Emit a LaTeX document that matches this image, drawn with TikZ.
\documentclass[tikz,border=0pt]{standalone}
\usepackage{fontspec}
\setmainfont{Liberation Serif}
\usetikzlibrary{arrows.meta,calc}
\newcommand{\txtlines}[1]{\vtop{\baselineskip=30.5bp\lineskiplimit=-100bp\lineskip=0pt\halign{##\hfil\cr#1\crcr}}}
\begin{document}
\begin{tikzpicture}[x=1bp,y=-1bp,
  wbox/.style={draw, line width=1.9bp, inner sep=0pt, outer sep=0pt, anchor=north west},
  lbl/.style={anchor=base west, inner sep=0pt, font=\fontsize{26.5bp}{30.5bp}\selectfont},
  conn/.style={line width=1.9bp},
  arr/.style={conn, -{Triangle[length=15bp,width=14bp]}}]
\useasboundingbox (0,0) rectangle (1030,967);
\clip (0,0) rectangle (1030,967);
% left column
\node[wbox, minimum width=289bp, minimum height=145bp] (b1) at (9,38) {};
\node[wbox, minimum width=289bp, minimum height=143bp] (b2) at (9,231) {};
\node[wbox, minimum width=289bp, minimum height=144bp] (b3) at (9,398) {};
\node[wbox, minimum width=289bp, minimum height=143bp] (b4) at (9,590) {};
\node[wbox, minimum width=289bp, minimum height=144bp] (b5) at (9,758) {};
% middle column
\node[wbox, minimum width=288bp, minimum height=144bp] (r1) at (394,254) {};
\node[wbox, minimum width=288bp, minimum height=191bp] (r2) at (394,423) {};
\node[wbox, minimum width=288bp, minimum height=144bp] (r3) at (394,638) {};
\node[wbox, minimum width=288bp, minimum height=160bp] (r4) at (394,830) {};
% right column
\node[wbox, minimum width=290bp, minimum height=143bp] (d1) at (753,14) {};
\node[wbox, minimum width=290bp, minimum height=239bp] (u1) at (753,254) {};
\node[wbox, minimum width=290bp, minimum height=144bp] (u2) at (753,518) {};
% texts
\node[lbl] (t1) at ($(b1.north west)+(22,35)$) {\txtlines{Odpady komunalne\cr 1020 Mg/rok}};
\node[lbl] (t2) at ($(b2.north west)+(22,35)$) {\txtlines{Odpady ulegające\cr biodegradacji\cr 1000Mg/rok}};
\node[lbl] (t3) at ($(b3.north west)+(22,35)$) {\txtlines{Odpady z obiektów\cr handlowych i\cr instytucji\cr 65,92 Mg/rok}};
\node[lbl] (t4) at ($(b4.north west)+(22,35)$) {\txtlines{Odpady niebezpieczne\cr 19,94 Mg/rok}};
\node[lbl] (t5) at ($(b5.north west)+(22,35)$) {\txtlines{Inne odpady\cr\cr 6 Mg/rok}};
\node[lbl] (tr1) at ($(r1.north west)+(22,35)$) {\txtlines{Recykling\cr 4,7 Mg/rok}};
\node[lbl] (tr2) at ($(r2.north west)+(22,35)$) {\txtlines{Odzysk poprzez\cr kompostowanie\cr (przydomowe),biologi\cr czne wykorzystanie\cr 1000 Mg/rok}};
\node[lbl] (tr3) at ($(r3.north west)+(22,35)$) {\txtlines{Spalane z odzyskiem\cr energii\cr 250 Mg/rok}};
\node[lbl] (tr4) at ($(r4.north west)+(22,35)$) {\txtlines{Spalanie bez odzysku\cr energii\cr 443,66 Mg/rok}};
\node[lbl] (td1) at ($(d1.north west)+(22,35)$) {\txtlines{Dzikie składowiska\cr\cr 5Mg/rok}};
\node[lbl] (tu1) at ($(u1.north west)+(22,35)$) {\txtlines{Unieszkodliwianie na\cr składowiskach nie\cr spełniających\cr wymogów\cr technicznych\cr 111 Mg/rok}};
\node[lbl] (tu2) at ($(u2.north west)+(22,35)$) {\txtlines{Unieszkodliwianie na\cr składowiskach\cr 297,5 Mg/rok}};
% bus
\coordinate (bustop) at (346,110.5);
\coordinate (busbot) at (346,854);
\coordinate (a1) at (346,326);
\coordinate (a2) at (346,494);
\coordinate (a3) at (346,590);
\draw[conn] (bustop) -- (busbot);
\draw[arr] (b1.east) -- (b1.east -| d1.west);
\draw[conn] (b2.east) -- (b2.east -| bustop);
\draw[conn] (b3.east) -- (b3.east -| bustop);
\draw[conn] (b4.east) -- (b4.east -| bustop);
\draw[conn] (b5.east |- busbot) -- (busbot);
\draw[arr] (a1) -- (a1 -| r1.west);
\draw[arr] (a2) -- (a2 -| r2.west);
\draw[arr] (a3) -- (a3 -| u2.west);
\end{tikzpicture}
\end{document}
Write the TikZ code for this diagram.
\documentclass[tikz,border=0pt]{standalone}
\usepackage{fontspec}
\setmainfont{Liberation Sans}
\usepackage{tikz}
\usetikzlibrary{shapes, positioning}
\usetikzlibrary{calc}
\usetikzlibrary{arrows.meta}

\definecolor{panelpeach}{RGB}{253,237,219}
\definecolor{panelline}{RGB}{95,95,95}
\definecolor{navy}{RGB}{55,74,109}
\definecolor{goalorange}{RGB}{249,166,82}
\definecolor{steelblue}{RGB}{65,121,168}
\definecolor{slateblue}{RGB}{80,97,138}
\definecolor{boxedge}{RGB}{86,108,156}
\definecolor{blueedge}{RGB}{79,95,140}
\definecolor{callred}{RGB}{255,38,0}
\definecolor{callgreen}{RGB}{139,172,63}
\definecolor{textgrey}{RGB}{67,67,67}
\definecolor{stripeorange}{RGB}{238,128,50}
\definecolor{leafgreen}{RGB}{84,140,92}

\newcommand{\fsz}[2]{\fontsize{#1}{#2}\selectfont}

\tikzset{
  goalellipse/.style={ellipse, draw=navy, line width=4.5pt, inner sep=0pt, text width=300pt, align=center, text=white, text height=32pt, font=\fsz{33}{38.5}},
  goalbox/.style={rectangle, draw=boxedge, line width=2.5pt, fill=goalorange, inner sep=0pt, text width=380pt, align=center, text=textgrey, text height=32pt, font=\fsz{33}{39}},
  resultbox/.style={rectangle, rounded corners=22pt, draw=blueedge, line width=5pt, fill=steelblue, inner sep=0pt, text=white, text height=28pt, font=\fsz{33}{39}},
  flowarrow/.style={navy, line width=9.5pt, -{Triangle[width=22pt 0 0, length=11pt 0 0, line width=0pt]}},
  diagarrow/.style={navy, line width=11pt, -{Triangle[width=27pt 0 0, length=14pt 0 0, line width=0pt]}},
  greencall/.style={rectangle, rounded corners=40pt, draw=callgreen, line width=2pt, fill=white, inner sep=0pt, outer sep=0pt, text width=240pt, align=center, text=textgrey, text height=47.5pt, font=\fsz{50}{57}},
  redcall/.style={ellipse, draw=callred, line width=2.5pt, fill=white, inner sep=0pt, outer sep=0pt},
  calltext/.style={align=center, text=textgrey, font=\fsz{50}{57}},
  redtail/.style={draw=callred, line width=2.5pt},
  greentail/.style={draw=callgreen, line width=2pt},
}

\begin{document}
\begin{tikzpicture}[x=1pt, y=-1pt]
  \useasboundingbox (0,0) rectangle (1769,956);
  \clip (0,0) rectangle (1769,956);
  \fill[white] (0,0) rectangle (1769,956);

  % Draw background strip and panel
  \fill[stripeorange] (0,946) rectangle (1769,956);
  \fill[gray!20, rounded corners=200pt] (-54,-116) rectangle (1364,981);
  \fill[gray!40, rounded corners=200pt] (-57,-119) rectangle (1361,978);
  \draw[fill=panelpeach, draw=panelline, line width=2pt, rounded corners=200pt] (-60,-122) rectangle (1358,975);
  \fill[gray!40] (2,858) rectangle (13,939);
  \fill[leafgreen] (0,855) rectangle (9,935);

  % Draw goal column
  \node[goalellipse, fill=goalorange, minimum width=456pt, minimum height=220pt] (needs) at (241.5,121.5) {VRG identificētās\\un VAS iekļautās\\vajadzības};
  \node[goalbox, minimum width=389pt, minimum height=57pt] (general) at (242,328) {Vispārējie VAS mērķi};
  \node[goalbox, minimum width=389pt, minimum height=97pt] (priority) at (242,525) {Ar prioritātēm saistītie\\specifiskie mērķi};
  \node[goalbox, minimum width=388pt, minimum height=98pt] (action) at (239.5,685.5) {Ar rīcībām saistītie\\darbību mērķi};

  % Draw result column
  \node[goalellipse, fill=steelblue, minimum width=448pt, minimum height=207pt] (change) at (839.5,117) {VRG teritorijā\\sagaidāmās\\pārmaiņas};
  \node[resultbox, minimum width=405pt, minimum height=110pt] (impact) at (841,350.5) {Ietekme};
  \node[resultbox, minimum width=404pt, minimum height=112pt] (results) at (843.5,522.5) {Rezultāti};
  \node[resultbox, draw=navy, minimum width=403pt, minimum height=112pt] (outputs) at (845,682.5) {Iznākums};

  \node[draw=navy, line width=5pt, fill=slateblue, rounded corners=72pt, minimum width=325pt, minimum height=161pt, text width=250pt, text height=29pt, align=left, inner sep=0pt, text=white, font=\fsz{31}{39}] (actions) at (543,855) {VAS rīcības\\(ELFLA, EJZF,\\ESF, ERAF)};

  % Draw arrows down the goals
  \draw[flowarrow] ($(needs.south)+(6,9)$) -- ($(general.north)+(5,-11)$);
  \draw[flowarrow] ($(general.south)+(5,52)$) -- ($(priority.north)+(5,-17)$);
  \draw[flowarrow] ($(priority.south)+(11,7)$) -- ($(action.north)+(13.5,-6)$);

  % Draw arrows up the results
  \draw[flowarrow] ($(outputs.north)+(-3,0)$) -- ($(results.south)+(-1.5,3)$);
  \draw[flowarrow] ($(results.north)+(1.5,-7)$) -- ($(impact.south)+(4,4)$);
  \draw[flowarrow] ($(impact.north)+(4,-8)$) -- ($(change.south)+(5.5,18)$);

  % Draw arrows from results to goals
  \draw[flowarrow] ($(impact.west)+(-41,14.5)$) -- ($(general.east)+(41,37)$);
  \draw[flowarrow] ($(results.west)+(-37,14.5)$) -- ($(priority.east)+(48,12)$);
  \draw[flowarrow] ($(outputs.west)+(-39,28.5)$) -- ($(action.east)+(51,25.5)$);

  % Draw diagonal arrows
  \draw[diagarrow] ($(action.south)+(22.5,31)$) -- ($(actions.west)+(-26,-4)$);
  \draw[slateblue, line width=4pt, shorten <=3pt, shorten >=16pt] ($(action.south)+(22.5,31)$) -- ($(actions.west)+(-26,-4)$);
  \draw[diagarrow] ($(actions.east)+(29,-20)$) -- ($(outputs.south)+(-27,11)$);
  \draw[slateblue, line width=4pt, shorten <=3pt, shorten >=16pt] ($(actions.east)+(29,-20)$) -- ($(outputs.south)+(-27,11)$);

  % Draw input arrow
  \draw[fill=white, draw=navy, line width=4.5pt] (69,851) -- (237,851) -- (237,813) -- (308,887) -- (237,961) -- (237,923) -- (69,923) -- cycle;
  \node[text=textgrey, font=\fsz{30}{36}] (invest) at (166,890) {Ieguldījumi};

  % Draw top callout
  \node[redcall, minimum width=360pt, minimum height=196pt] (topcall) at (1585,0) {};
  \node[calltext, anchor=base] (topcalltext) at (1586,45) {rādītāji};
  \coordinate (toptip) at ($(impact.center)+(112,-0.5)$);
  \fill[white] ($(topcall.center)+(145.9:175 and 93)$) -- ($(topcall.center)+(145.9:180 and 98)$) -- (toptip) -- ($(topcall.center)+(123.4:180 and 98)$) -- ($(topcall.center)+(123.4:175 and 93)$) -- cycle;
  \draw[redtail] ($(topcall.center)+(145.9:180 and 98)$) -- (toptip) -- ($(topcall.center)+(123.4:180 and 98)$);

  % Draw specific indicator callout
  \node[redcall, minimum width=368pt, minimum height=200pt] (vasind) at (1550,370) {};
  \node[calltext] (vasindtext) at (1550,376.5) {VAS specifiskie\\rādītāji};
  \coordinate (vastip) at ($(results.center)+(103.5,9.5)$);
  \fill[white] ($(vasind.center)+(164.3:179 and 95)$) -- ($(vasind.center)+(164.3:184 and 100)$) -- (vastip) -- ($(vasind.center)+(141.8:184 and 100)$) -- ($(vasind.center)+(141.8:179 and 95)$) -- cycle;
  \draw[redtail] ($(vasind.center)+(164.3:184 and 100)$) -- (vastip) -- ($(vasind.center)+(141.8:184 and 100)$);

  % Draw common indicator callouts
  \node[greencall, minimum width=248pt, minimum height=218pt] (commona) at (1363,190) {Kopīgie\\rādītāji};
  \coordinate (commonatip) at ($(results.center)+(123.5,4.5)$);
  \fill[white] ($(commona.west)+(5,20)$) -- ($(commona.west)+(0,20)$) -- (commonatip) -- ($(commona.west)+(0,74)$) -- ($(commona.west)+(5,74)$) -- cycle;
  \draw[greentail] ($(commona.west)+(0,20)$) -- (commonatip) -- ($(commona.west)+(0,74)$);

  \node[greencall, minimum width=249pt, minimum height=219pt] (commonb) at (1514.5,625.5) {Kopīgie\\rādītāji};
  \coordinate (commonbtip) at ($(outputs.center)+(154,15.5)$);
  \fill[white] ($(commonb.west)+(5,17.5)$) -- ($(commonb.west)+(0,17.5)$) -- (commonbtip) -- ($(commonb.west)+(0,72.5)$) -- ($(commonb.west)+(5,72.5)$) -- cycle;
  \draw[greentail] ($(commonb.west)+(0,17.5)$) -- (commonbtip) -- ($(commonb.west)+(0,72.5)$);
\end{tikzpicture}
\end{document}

※ ※ ※

**WHAT YOU ARE ASKED TO DO:**
Each line in the data that holds the string "this" should be found and copied.

**RESULT:**
Emit a LaTeX document that matches this image, drawn with TikZ.
Write the TikZ code for this diagram.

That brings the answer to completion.